While the Hungarian population census in 1910 recorded on Slovakia’s territory 896 271, the Czechoslovak population census in Slovakia in 1930 recorded only 592 337 Hungarians. Thus, the decrease in the number of population exceeded 300 000, that is one-third of the number recorded in 1910, the number of lost villages was 123.
This immense change in the number of ethnical rate – of which reasons can be traced back beside the moving of 100 000 Hungarians to the territories of Hungary also to introducing the Jewish national category and to the changing of nationalities of the bilingual population – was present mainly on Slovak ethnical territories and towns lying on the language boundary, and after the Turkish wars in the 18th C partially the territories with mixed ethnicity resettled with Slovaks. Thus, the Czechoslovak authorities accredited to the Land reform in 1919 a major role in slovakisation and colonization of closed territories with Hungarian ethnicity, during which Slav (Slovak and Czech) settlers, so-called colonists settled on the territories of Southern Slovakia lived by Hungarians. The number of these settlers exceeded 2000, 8-10 thousand with family members, and the number of colonies created for them was over hundred.
The colonies were situated by the organizations who directed colonization at such places that were strategically considered to be the most important points of Slovak-Hungarian language boundaries in such a way that it divided the Hungarian ethnical line and they moved the language boundary to south. Some towns with Hungarian population, e.g. Szene, Galanta, Komárom, Losonc (Lucenec), and Rimaszombat (Rimavská Sobota), were surrounded with a real circle of settlement villages.

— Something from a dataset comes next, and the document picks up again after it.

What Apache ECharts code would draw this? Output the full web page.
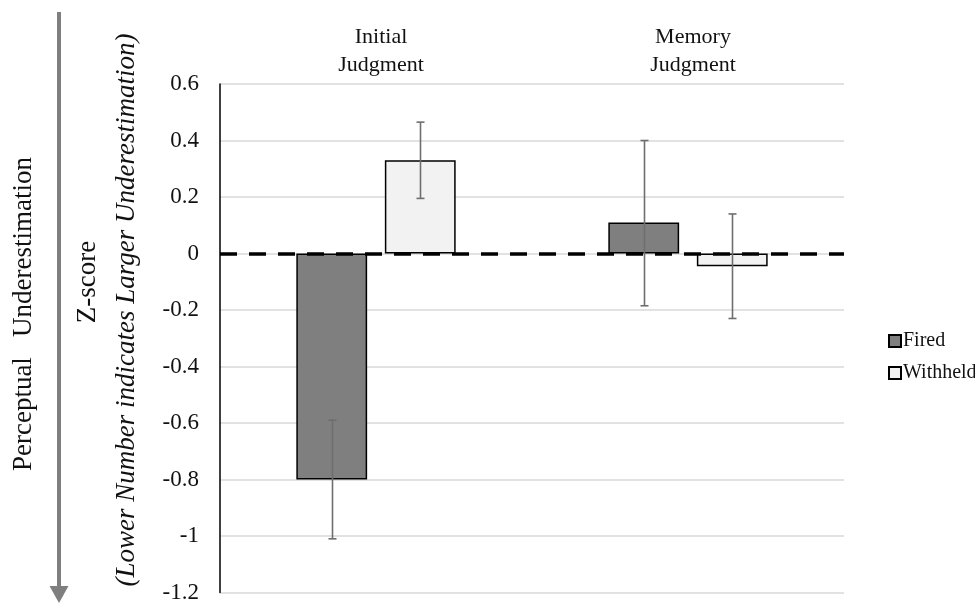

Practically, the colonies covered all the Hungarian language territory, although in consequence of the crisis of world economy the settlements got out of breath to the beginning of the 1930s, since their extent lacked behind the original conceptions. In spite of this, in many places the ethnical rate was changed in such extent that the population census in 1930 in villages that were completely lived by Hungarians – in which not only by the Hungarian population census in 1930, but also in the Czechoslovak population census in 1921 found just a few Slovaks – recorded numerous Slovaks (and Czechs), and even some of the villages lost their Hungarian majority.